[start SOURCE MATERIAL]
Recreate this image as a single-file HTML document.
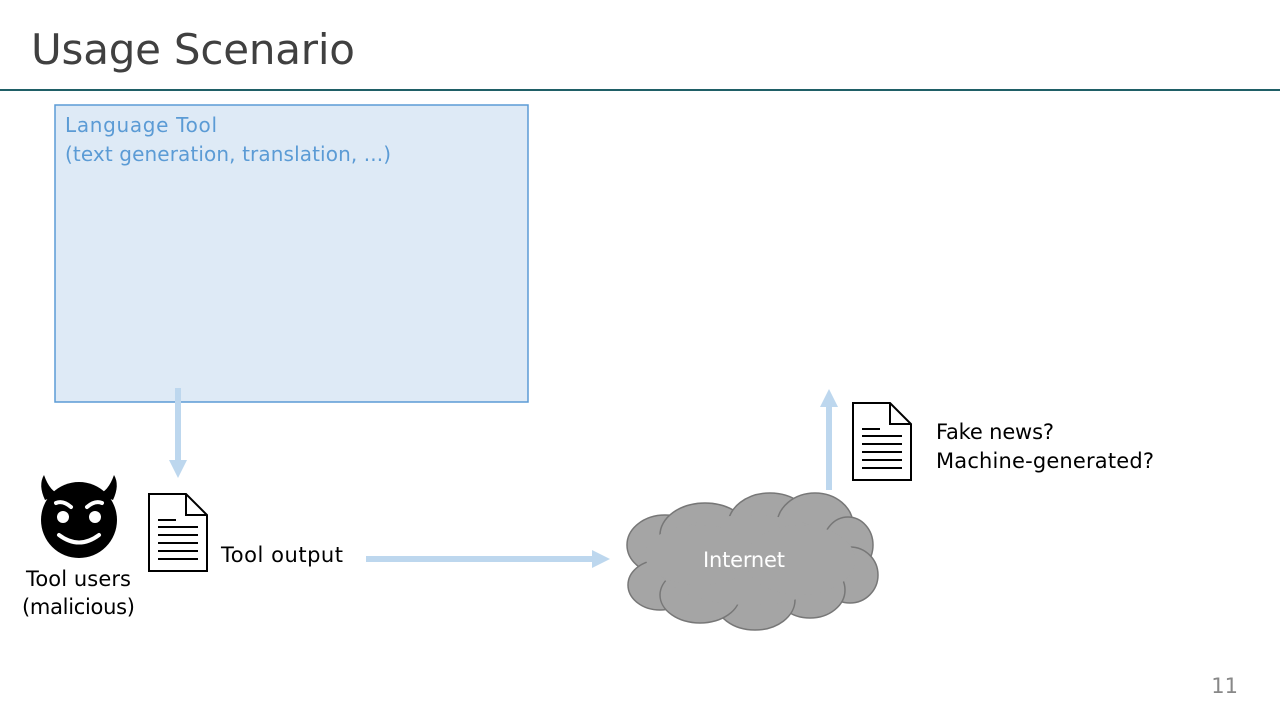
<!DOCTYPE html>
<html><head><style>
body{margin:0;width:1280px;height:720px;background:#fff;overflow:hidden;font-family:"DejaVu Sans","Liberation Sans",sans-serif}
</style></head><body>
<svg width="1280" height="720" xmlns="http://www.w3.org/2000/svg" style="position:absolute;left:0;top:0">
<text x="31" y="64" font-size="42" fill="#404040" font-family="'DejaVu Sans','Liberation Sans',sans-serif" textLength="324">Usage Scenario</text>
<rect x="0" y="89" width="1280" height="2" fill="#1f5f66"/>
<rect x="55" y="105" width="473" height="297" fill="#deeaf6" stroke="#5b9bd5" stroke-width="1.5"/>
<g font-size="20" fill="#5b9bd5" font-family="'DejaVu Sans','Liberation Sans',sans-serif">
<text x="65" y="132" textLength="152">Language Tool</text>
<text x="65" y="161" textLength="326">(text generation, translation, ...)</text>
</g>
<g fill="#bdd7ee">
<rect x="175" y="388" width="6" height="75"/><polygon points="169,460 187,460 178,478"/>
<rect x="366" y="556" width="230" height="6"/><polygon points="592,550 610,559 592,568"/>
<rect x="826" y="405" width="6" height="85"/><polygon points="820,407 838,407 829,389"/>
</g>
<g fill="#000">
<path d="M45,500 Q38,485 44,475 Q50,492 60,494 Z"/>
<path d="M113,500 Q120,485 114,475 Q108,492 98,494 Z"/>
<circle cx="79" cy="520" r="38"/>
</g>
<g fill="#fff">
<circle cx="63" cy="517" r="6"/><circle cx="95" cy="517" r="6"/>
</g>
<g stroke="#fff" stroke-width="4" fill="none" stroke-linecap="round">
<path d="M56,503 Q63,500 71,507"/><path d="M102,503 Q95,500 87,507"/>
<path d="M59,535 Q79,550 99,535"/>
</g>
<g fill="#fff" stroke="#000" stroke-width="2">
<path d="M149,494 H186 L207,515 V571 H149 Z"/><path d="M186,494 V515 H207" fill="none"/>
</g>
<g stroke="#000" stroke-width="2">
<line x1="158" y1="520" x2="176" y2="520"/>
<line x1="158" y1="527" x2="198" y2="527"/><line x1="158" y1="535" x2="198" y2="535"/>
<line x1="158" y1="543" x2="198" y2="543"/><line x1="158" y1="551" x2="198" y2="551"/>
<line x1="158" y1="559" x2="198" y2="559"/>
</g>
<g fill="#fff" stroke="#000" stroke-width="2">
<path d="M853,403 H890 L911,424 V480 H853 Z"/><path d="M890,403 V424 H911" fill="none"/>
</g>
<g stroke="#000" stroke-width="2">
<line x1="862" y1="429" x2="880" y2="429"/>
<line x1="862" y1="436" x2="902" y2="436"/><line x1="862" y1="444" x2="902" y2="444"/>
<line x1="862" y1="452" x2="902" y2="452"/><line x1="862" y1="460" x2="902" y2="460"/>
<line x1="862" y1="468" x2="902" y2="468"/>
</g>
<g id="cl">
<ellipse cx="665" cy="545" rx="38" ry="30"/>
<ellipse cx="660" cy="585" rx="32" ry="25"/>
<ellipse cx="705" cy="535" rx="45" ry="32"/>
<ellipse cx="770" cy="525" rx="42" ry="32"/>
<ellipse cx="815" cy="525" rx="38" ry="32"/>
<ellipse cx="848" cy="545" rx="25" ry="28"/>
<ellipse cx="850" cy="575" rx="28" ry="28"/>
<ellipse cx="810" cy="590" rx="35" ry="28"/>
<ellipse cx="755" cy="600" rx="40" ry="30"/>
<ellipse cx="700" cy="595" rx="40" ry="28"/>
<ellipse cx="750" cy="560" rx="90" ry="40"/>
</g>
<use href="#cl" fill="#a5a5a5" stroke="#777" stroke-width="1.5"/>
<ellipse cx="750" cy="560" rx="95" ry="45" fill="#a5a5a5"/>
<ellipse cx="700" cy="555" rx="55" ry="30" fill="#a5a5a5"/>
<ellipse cx="800" cy="560" rx="55" ry="35" fill="#a5a5a5"/>
<text x="703" y="567" font-size="21" fill="#fff" textLength="82">Internet</text>
<g font-size="21" fill="#000">
<text x="221" y="562" textLength="122">Tool output</text>
<text x="26" y="586" textLength="105">Tool users</text>
<text x="22" y="614" textLength="113">(malicious)</text>
<text x="936" y="439" textLength="118">Fake news?</text>
<text x="936" y="468" textLength="218">Machine-generated?</text>
</g>
<text x="1238" y="693" font-size="21" fill="#888" text-anchor="end">11</text>
</svg>
</body></html>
[end SOURCE MATERIAL]
** THE REQUEST **
Extract the full listing above verbatim; pictures are to be left out of the copy.

** ANSWER TO THE PROBLEM **
Recreate this image as a single-file HTML document.
<!DOCTYPE html>
<html><head><style>
body{margin:0;width:1280px;height:720px;background:#fff;overflow:hidden;font-family:"DejaVu Sans","Liberation Sans",sans-serif}
</style></head><body>
<svg width="1280" height="720" xmlns="http://www.w3.org/2000/svg" style="position:absolute;left:0;top:0">
<text x="31" y="64" font-size="42" fill="#404040" font-family="'DejaVu Sans','Liberation Sans',sans-serif" textLength="324">Usage Scenario</text>
<rect x="0" y="89" width="1280" height="2" fill="#1f5f66"/>
<rect x="55" y="105" width="473" height="297" fill="#deeaf6" stroke="#5b9bd5" stroke-width="1.5"/>
<g font-size="20" fill="#5b9bd5" font-family="'DejaVu Sans','Liberation Sans',sans-serif">
<text x="65" y="132" textLength="152">Language Tool</text>
<text x="65" y="161" textLength="326">(text generation, translation, ...)</text>
</g>
<g fill="#bdd7ee">
<rect x="175" y="388" width="6" height="75"/><polygon points="169,460 187,460 178,478"/>
<rect x="366" y="556" width="230" height="6"/><polygon points="592,550 610,559 592,568"/>
<rect x="826" y="405" width="6" height="85"/><polygon points="820,407 838,407 829,389"/>
</g>
<g fill="#000">
<path d="M45,500 Q38,485 44,475 Q50,492 60,494 Z"/>
<path d="M113,500 Q120,485 114,475 Q108,492 98,494 Z"/>
<circle cx="79" cy="520" r="38"/>
</g>
<g fill="#fff">
<circle cx="63" cy="517" r="6"/><circle cx="95" cy="517" r="6"/>
</g>
<g stroke="#fff" stroke-width="4" fill="none" stroke-linecap="round">
<path d="M56,503 Q63,500 71,507"/><path d="M102,503 Q95,500 87,507"/>
<path d="M59,535 Q79,550 99,535"/>
</g>
<g fill="#fff" stroke="#000" stroke-width="2">
<path d="M149,494 H186 L207,515 V571 H149 Z"/><path d="M186,494 V515 H207" fill="none"/>
</g>
<g stroke="#000" stroke-width="2">
<line x1="158" y1="520" x2="176" y2="520"/>
<line x1="158" y1="527" x2="198" y2="527"/><line x1="158" y1="535" x2="198" y2="535"/>
<line x1="158" y1="543" x2="198" y2="543"/><line x1="158" y1="551" x2="198" y2="551"/>
<line x1="158" y1="559" x2="198" y2="559"/>
</g>
<g fill="#fff" stroke="#000" stroke-width="2">
<path d="M853,403 H890 L911,424 V480 H853 Z"/><path d="M890,403 V424 H911" fill="none"/>
</g>
<g stroke="#000" stroke-width="2">
<line x1="862" y1="429" x2="880" y2="429"/>
<line x1="862" y1="436" x2="902" y2="436"/><line x1="862" y1="444" x2="902" y2="444"/>
<line x1="862" y1="452" x2="902" y2="452"/><line x1="862" y1="460" x2="902" y2="460"/>
<line x1="862" y1="468" x2="902" y2="468"/>
</g>
<g id="cl">
<ellipse cx="665" cy="545" rx="38" ry="30"/>
<ellipse cx="660" cy="585" rx="32" ry="25"/>
<ellipse cx="705" cy="535" rx="45" ry="32"/>
<ellipse cx="770" cy="525" rx="42" ry="32"/>
<ellipse cx="815" cy="525" rx="38" ry="32"/>
<ellipse cx="848" cy="545" rx="25" ry="28"/>
<ellipse cx="850" cy="575" rx="28" ry="28"/>
<ellipse cx="810" cy="590" rx="35" ry="28"/>
<ellipse cx="755" cy="600" rx="40" ry="30"/>
<ellipse cx="700" cy="595" rx="40" ry="28"/>
<ellipse cx="750" cy="560" rx="90" ry="40"/>
</g>
<use href="#cl" fill="#a5a5a5" stroke="#777" stroke-width="1.5"/>
<ellipse cx="750" cy="560" rx="95" ry="45" fill="#a5a5a5"/>
<ellipse cx="700" cy="555" rx="55" ry="30" fill="#a5a5a5"/>
<ellipse cx="800" cy="560" rx="55" ry="35" fill="#a5a5a5"/>
<text x="703" y="567" font-size="21" fill="#fff" textLength="82">Internet</text>
<g font-size="21" fill="#000">
<text x="221" y="562" textLength="122">Tool output</text>
<text x="26" y="586" textLength="105">Tool users</text>
<text x="22" y="614" textLength="113">(malicious)</text>
<text x="936" y="439" textLength="118">Fake news?</text>
<text x="936" y="468" textLength="218">Machine-generated?</text>
</g>
<text x="1238" y="693" font-size="21" fill="#888" text-anchor="end">11</text>
</svg>
</body></html>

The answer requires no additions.